(What this task involves): Both boundary lines count: repeat, exactly and alone, the lines from the one containing "Rebuild this chart" to the one containing "-0.75, -0.76, -0.74];", with pictures left out.

(Task material):
▬▬▬

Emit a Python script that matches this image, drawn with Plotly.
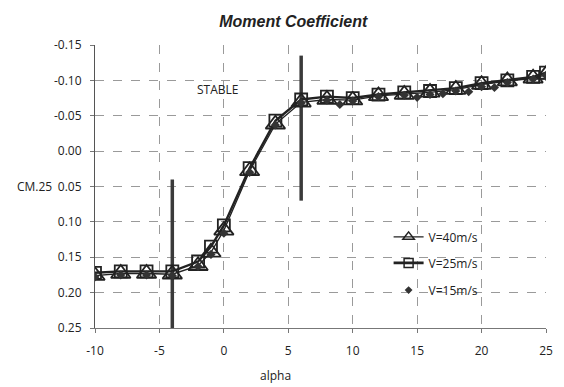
import plotly.graph_objects as go

alpha = [-10, -8, -6, -4, -2, -1, 0, 2, 4, 6, 8, 10, 12, 14, 16, 18, 20, 22, 24, 25]
cm_v40 = [0.176, 0.173, 0.173, 0.174, 0.162, 0.143, 0.112, 0.028, -0.038, -0.069, -0.073, -0.072, -0.078, -0.080, -0.083, -0.087, -0.094, -0.099, -0.103, -0.108]
cm_v25 = [0.172, 0.170, 0.170, 0.170, 0.156, 0.135, 0.105, 0.024, -0.043, -0.073, -0.077, -0.075, -0.080, -0.083, -0.085, -0.089, -0.096, -0.100, -0.105, -0.111]
alpha15 = [-10, -8, -6, -4, -2, -1, 0, 2, 4, 6, 8, 9, 10, 12, 14, 15, 16, 17, 18, 19, 20, 21, 22, 24, 25]
cm_v15 = [0.178, 0.175, 0.175, 0.176, 0.163, 0.146, 0.116, 0.030, -0.037, -0.068, -0.072, -0.066, -0.071, -0.077, -0.079, -0.076, -0.080, -0.081, -0.085, -0.084, -0.091, -0.090, -0.097, -0.102, -0.107]

stab_alpha = [-4, 6]
stab_lo = [0.25, 0.07]
stab_hi = [0.04, -0.135]

x_ticks = [-10, -5, 0, 5, 10, 15, 20, 25]
y_ticks = [-0.15, -0.10, -0.05, 0.00, 0.05, 0.10, 0.15, 0.20, 0.25]

ink = "#222222"
font = "Open Sans"

fig = go.Figure()

for a, lo, hi in zip(stab_alpha, stab_lo, stab_hi):
    fig.add_trace(go.Scatter(x=[a, a], y=[lo, hi], mode="lines",
                             line=dict(color="#3a3a3a", width=3.5),
                             showlegend=False, hoverinfo="skip"))

fig.add_trace(go.Scatter(x=alpha, y=cm_v40, mode="lines+markers", name="V=40m/s",
                         showlegend=False,
                         line=dict(color=ink, width=1.3),
                         marker=dict(symbol="triangle-up-open", size=17, color=ink,
                                     line=dict(width=1.8, color=ink))))
fig.add_trace(go.Scatter(x=alpha, y=cm_v25, mode="lines+markers", name="V=25m/s",
                         showlegend=False,
                         line=dict(color=ink, width=2.4),
                         marker=dict(symbol="square-open", size=12, color=ink,
                                     line=dict(width=1.8, color=ink))))
fig.add_trace(go.Scatter(x=alpha15, y=cm_v15, mode="markers", name="V=15m/s",
                         showlegend=False,
                         marker=dict(symbol="diamond", size=7, color="#333333")))

# legend entries (smaller symbols, as in the reference legend)
fig.add_trace(go.Scatter(x=[None], y=[None], mode="lines+markers", name="V=40m/s",
                         legend="legend",
                         line=dict(color=ink, width=1.3),
                         marker=dict(symbol="triangle-up-open", size=10, color=ink,
                                     line=dict(width=1.5, color=ink))))
fig.add_trace(go.Scatter(x=[None], y=[None], mode="lines+markers", name="V=25m/s",
                         legend="legend2",
                         line=dict(color=ink, width=2.6),
                         marker=dict(symbol="square-open", size=9, color=ink,
                                     line=dict(width=1.5, color=ink))))
fig.add_trace(go.Scatter(x=[None], y=[None], mode="markers", name="V=15m/s",
                         legend="legend3",
                         marker=dict(symbol="diamond", size=6, color="#333333")))

leg_common = dict(xanchor="left", yanchor="middle", bgcolor="rgba(255,255,255,0)",
                  font=dict(size=12, family=font, color="#222"))

fig.update_layout(
    width=564, height=387,
    margin=dict(l=95, r=11, t=45, b=59),
    paper_bgcolor="white", plot_bgcolor="white",
    font=dict(family=font, size=11, color="#222"),
    title=dict(text="<b><i>Moment Coefficient</i></b>", x=0.52, xanchor="center",
               y=0.945, yanchor="middle",
               font=dict(family="Liberation Sans", size=16, color="#222")),
    showlegend=True,
    legend=dict(x=0.651, y=0.322, **leg_common),
    legend2=dict(x=0.651, y=0.230, **leg_common),
    legend3=dict(x=0.651, y=0.134, **leg_common),
)

fig.update_xaxes(range=[-10, 25], tickvals=x_ticks,
                 ticktext=[str(v) for v in x_ticks],
                 showgrid=True, gridcolor="#9a9a9a", griddash="dash", gridwidth=1,
                 showline=True, linecolor="#777", linewidth=1,
                 ticks="outside", ticklen=4, tickcolor="#777",
                 ticklabelstandoff=8,
                 zeroline=False, tickfont=dict(size=12))
fig.update_yaxes(range=[0.25, -0.15], tickvals=y_ticks,
                 ticktext=[f"{v:.2f}".replace("\u2212", "-") for v in y_ticks],
                 showgrid=True, gridcolor="#9a9a9a", griddash="dash", gridwidth=1,
                 showline=True, linecolor="#555", linewidth=1,
                 ticks="outside", ticklen=4, tickcolor="#777",
                 ticklabelstandoff=6,
                 zeroline=False, tickfont=dict(size=12))

fig.add_annotation(x=-0.5, y=-0.087, text="STABLE", showarrow=False,
                   font=dict(size=12, family=font, color="#222"))
fig.add_annotation(xref="paper", yref="y", x=-0.090, y=0.05, text="CM.25",
                   showarrow=False, xanchor="right", font=dict(size=12, family=font))
fig.add_annotation(xref="paper", yref="paper", x=0.40, y=-0.13, text="alpha",
                   showarrow=False, yanchor="top", font=dict(size=12, family=font))

fig.write_html("out.html")
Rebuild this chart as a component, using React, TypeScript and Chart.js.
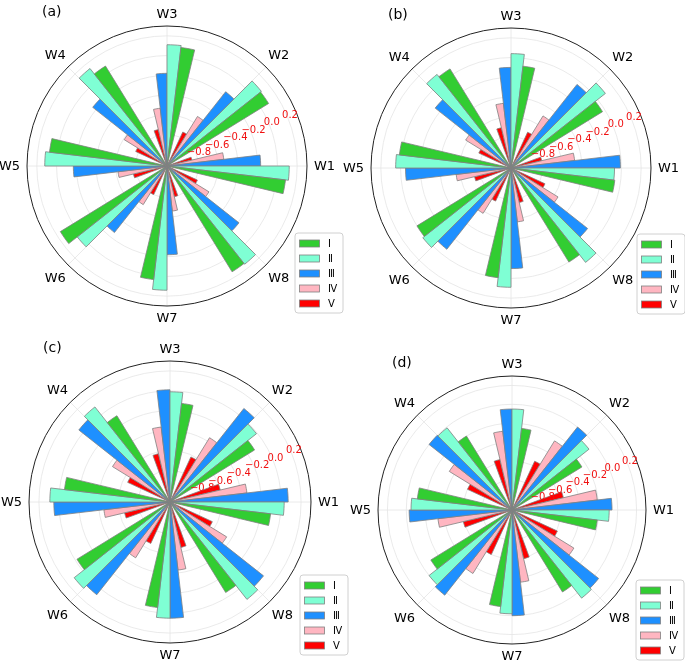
import React, { useEffect, useRef } from 'react';
import { Chart, registerables } from 'chart.js';

Chart.register(...registerables);

// ---------- data ----------
const DIRECTIONS = ['W1', 'W2', 'W3', 'W4', 'W5', 'W6', 'W7', 'W8'];
const SERIES = ['Ⅰ', 'Ⅱ', 'Ⅲ', 'Ⅳ', 'Ⅴ'];
const COLORS = ['#32cd32', '#7fffd4', '#1e90ff', '#ffb6c1', '#ff0000'];
const R_TICKS = [-0.8, -0.6, -0.4, -0.2, 0.0, 0.2];
const R_MIN = -1.12;
const R_MAX = 0.3;

// panel (a): values per direction W1..W8
const A_I = [0.09, 0.09, 0.09, 0.07, 0.08, 0.15, 0.04, 0.14];
const A_II = [0.12, 0.10, 0.11, 0.14, 0.12, 0.04, 0.14, 0.15];
const A_III = [-0.17, -0.16, -0.18, -0.16, -0.17, -0.26, -0.22, -0.19];
const A_IV = [-0.54, -0.53, -0.53, -0.61, -0.62, -0.66, -0.66, -0.62];
const A_V = [-0.86, -0.74, -0.74, -0.77, -0.77, -0.80, -0.80, -0.78];

// panel (b)
const B_I = [-0.06, -0.03, -0.08, 0.06, 0.02, 0.00, 0.00, 0.00];
const B_II = [-0.07, 0.10, 0.04, 0.09, 0.05, 0.02, 0.09, 0.10];
const B_III = [-0.01, -0.04, -0.10, -0.14, -0.05, -0.07, -0.10, -0.13];
const B_IV = [-0.47, -0.50, -0.46, -0.58, -0.56, -0.58, -0.57, -0.56];
const B_V = [-0.80, -0.72, -0.70, -0.76, -0.74, -0.75, -0.76, -0.74];

// panel (c)
const C_I = [-0.10, -0.12, -0.12, -0.10, -0.05, -0.02, -0.05, -0.05];
const C_II = [0.03, -0.01, -0.01, 0.10, 0.09, 0.11, 0.05, 0.13];
const C_III = [0.07, 0.08, 0.01, 0.05, 0.05, 0.07, 0.05, 0.08];
const C_IV = [-0.34, -0.36, -0.36, -0.44, -0.45, -0.46, -0.43, -0.45];
const C_V = [-0.60, -0.62, -0.62, -0.65, -0.65, -0.66, -0.65, -0.65];

// panel (d)
const D_I = [-0.21, -0.25, -0.25, -0.20, -0.11, -0.11, -0.09, -0.10];
const D_II = [-0.09, -0.08, -0.05, -0.01, -0.05, 0.00, -0.02, 0.07];
const D_III = [-0.06, 0.00, -0.05, 0.00, -0.03, 0.03, 0.00, 0.05];
const D_IV = [-0.21, -0.26, -0.28, -0.34, -0.33, -0.33, -0.35, -0.35];
const D_V = [-0.56, -0.55, -0.57, -0.60, -0.59, -0.60, -0.59, -0.59];

// ---------- layout ----------
type Panel = {
  tag: string;
  series: number[][];
  left: number; top: number; width: number; height: number;
  cx: number; cy: number; R: number;
  legendX: number; legendY: number;
  tagX: number; tagY: number;
};

const PANELS: Panel[] = [
  { tag: '(a)', series: [A_I, A_II, A_III, A_IV, A_V], left: 0, top: 0, width: 360, height: 332,
    cx: 167, cy: 166, R: 140, legendX: 295, legendY: 233, tagX: 42, tagY: 12 },
  { tag: '(b)', series: [B_I, B_II, B_III, B_IV, B_V], left: 342, top: 0, width: 343, height: 332,
    cx: 511, cy: 168, R: 140, legendX: 637, legendY: 234, tagX: 388, tagY: 15 },
  { tag: '(c)', series: [C_I, C_II, C_III, C_IV, C_V], left: 0, top: 332, width: 360, height: 332,
    cx: 170, cy: 502, R: 141, legendX: 300, legendY: 575, tagX: 43, tagY: 348 },
  { tag: '(d)', series: [D_I, D_II, D_III, D_IV, D_V], left: 342, top: 332, width: 343, height: 332,
    cx: 512, cy: 510, R: 134, legendX: 636, legendY: 580, tagX: 392, tagY: 363 },
];

const GROUP_DEG = 360 / DIRECTIONS.length;
const BAR_DEG = 6.7; // angular width of one bar
const GAP_DEG = GROUP_DEG - SERIES.length * BAR_DEG;
const FONT = '"DejaVu Sans", sans-serif';

function fmtTick(v: number) {
  const s = Math.abs(v).toFixed(1);
  return v < -1e-9 ? '\u2212' + s : s;
}

function PolarPanel({ p }: { p: Panel }) {
  const ref = useRef<HTMLCanvasElement>(null);
  useEffect(() => {
    const canvas = ref.current!;
    const values: number[] = [];
    const bg: string[] = [];
    const bc: string[] = [];
    const bw: number[] = [];
    const ang: number[] = [];
    const labels: string[] = [];
    // clockwise order starting just above W1
    const order = [0, 7, 6, 5, 4, 3, 2, 1];
    for (const g of order) {
      for (let s = 4; s >= 0; s--) {
        values.push(p.series[s][g]);
        bg.push(COLORS[s]);
        bc.push('#808080');
        bw.push(0.8);
        ang.push(BAR_DEG);
        labels.push(DIRECTIONS[g] + ' ' + SERIES[s]);
      }
      values.push(R_MIN);
      bg.push('rgba(0,0,0,0)');
      bc.push('rgba(0,0,0,0)');
      bw.push(0);
      ang.push(GAP_DEG);
      labels.push('');
    }
    const padding = {
      left: p.cx - p.R - p.left,
      top: p.cy - p.R - p.top,
      right: p.left + p.width - (p.cx + p.R),
      bottom: p.top + p.height - (p.cy + p.R),
    };

    const decor = {
      id: 'decor',
      beforeDatasetsDraw(chart: any) {
        const s = chart.scales.r;
        const ctx = chart.ctx as CanvasRenderingContext2D;
        const cx = s.xCenter, cy = s.yCenter, R = s.drawingArea;
        ctx.save();
        ctx.strokeStyle = '#e4e4e4';
        ctx.lineWidth = 0.8;
        for (const v of R_TICKS) {
          const r = s.getDistanceFromCenterForValue(v);
          ctx.beginPath();
          ctx.arc(cx, cy, r, 0, Math.PI * 2);
          ctx.stroke();
        }
        for (let k = 0; k < DIRECTIONS.length; k++) {
          const th = (k * Math.PI) / 4;
          ctx.beginPath();
          ctx.moveTo(cx, cy);
          ctx.lineTo(cx + R * Math.cos(th), cy - R * Math.sin(th));
          ctx.stroke();
        }
        ctx.restore();
      },
      afterDatasetsDraw(chart: any) {
        const s = chart.scales.r;
        const ctx = chart.ctx as CanvasRenderingContext2D;
        const cx = s.xCenter, cy = s.yCenter, R = s.drawingArea;
        ctx.save();
        // outer frame
        ctx.strokeStyle = '#222';
        ctx.lineWidth = 1;
        ctx.beginPath();
        ctx.arc(cx, cy, R, 0, Math.PI * 2);
        ctx.stroke();
        // radial tick labels
        ctx.fillStyle = '#f01010';
        ctx.font = '10px ' + FONT;
        ctx.textAlign = 'center';
        ctx.textBaseline = 'middle';
        const la = (22.5 * Math.PI) / 180;
        for (const v of R_TICKS) {
          const r = s.getDistanceFromCenterForValue(v) + 3;
          ctx.fillText(fmtTick(v), cx + r * Math.cos(la), cy - r * Math.sin(la));
        }
        // direction labels
        ctx.fillStyle = '#000';
        ctx.font = '13px ' + FONT;
        for (let k = 0; k < DIRECTIONS.length; k++) {
          const th = (k * Math.PI) / 4;
          const w = ctx.measureText(DIRECTIONS[k]).width;
          const h = 10;
          const d = R + 7 + Math.abs(Math.cos(th)) * w / 2 + Math.abs(Math.sin(th)) * h / 2;
          ctx.fillText(DIRECTIONS[k], cx + d * Math.cos(th), cy - d * Math.sin(th) + 1);
        }
        // panel tag
        ctx.textAlign = 'left';
        ctx.font = '14px ' + FONT;
        ctx.fillText(p.tag, p.tagX - p.left, p.tagY - p.top);
        // legend
        const lx = p.legendX - p.left, ly = p.legendY - p.top;
        const lw = 48, lh = 80, rr = 3;
        ctx.beginPath();
        ctx.moveTo(lx + rr, ly);
        ctx.lineTo(lx + lw - rr, ly);
        ctx.arcTo(lx + lw, ly, lx + lw, ly + rr, rr);
        ctx.lineTo(lx + lw, ly + lh - rr);
        ctx.arcTo(lx + lw, ly + lh, lx + lw - rr, ly + lh, rr);
        ctx.lineTo(lx + rr, ly + lh);
        ctx.arcTo(lx, ly + lh, lx, ly + lh - rr, rr);
        ctx.lineTo(lx, ly + rr);
        ctx.arcTo(lx, ly, lx + rr, ly, rr);
        ctx.closePath();
        ctx.fillStyle = 'rgba(255,255,255,0.85)';
        ctx.fill();
        ctx.strokeStyle = '#d0d0d0';
        ctx.lineWidth = 1;
        ctx.stroke();
        ctx.font = '10px ' + FONT;
        ctx.textBaseline = 'middle';
        for (let i = 0; i < SERIES.length; i++) {
          const yc = ly + 10.5 + i * 15;
          ctx.fillStyle = COLORS[i];
          ctx.fillRect(lx + 4.5, yc - 3.5, 20, 7);
          ctx.strokeStyle = '#808080';
          ctx.lineWidth = 0.8;
          ctx.strokeRect(lx + 4.5, yc - 3.5, 20, 7);
          ctx.fillStyle = '#000';
          ctx.fillText(SERIES[i], lx + 33, yc + 0.5);
        }
        ctx.restore();
      },
    };

    const chart = new Chart(canvas, {
      type: 'polarArea',
      data: {
        labels,
        datasets: [{ data: values, backgroundColor: bg, borderColor: bc, borderWidth: bw, angle: ang }],
      },
      options: {
        responsive: false,
        animation: false,
        devicePixelRatio: 1,
        layout: { padding },
        plugins: { legend: { display: false }, tooltip: { enabled: false } },
        scales: {
          r: {
            min: R_MIN,
            max: R_MAX,
            beginAtZero: false,
            startAngle: 90 - 3 * BAR_DEG,
            grid: { display: false },
            angleLines: { display: false },
            ticks: { display: false },
            pointLabels: { display: false },
          },
        },
      } as any,
      plugins: [decor],
    });
    return () => chart.destroy();
  }, [p]);
  return (
    <canvas
      ref={ref}
      width={p.width}
      height={p.height}
      style={{ position: 'absolute', left: p.left, top: p.top }}
    />
  );
}

export default function App() {
  return (
    <div style={{ position: 'absolute', left: 0, top: 0, width: 685, height: 664, background: '#fff', overflow: 'hidden' }}>
      {PANELS.map((p) => (
        <PolarPanel key={p.tag} p={p} />
      ))}
    </div>
  );
}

▬▬▬

(Response to the exercise):
Rebuild this chart as a component, using React, TypeScript and Chart.js.
import React, { useEffect, useRef } from 'react';
import { Chart, registerables } from 'chart.js';

Chart.register(...registerables);

// ---------- data ----------
const DIRECTIONS = ['W1', 'W2', 'W3', 'W4', 'W5', 'W6', 'W7', 'W8'];
const SERIES = ['Ⅰ', 'Ⅱ', 'Ⅲ', 'Ⅳ', 'Ⅴ'];
const COLORS = ['#32cd32', '#7fffd4', '#1e90ff', '#ffb6c1', '#ff0000'];
const R_TICKS = [-0.8, -0.6, -0.4, -0.2, 0.0, 0.2];
const R_MIN = -1.12;
const R_MAX = 0.3;

// panel (a): values per direction W1..W8
const A_I = [0.09, 0.09, 0.09, 0.07, 0.08, 0.15, 0.04, 0.14];
const A_II = [0.12, 0.10, 0.11, 0.14, 0.12, 0.04, 0.14, 0.15];
const A_III = [-0.17, -0.16, -0.18, -0.16, -0.17, -0.26, -0.22, -0.19];
const A_IV = [-0.54, -0.53, -0.53, -0.61, -0.62, -0.66, -0.66, -0.62];
const A_V = [-0.86, -0.74, -0.74, -0.77, -0.77, -0.80, -0.80, -0.78];

// panel (b)
const B_I = [-0.06, -0.03, -0.08, 0.06, 0.02, 0.00, 0.00, 0.00];
const B_II = [-0.07, 0.10, 0.04, 0.09, 0.05, 0.02, 0.09, 0.10];
const B_III = [-0.01, -0.04, -0.10, -0.14, -0.05, -0.07, -0.10, -0.13];
const B_IV = [-0.47, -0.50, -0.46, -0.58, -0.56, -0.58, -0.57, -0.56];
const B_V = [-0.80, -0.72, -0.70, -0.76, -0.74, -0.75, -0.76, -0.74];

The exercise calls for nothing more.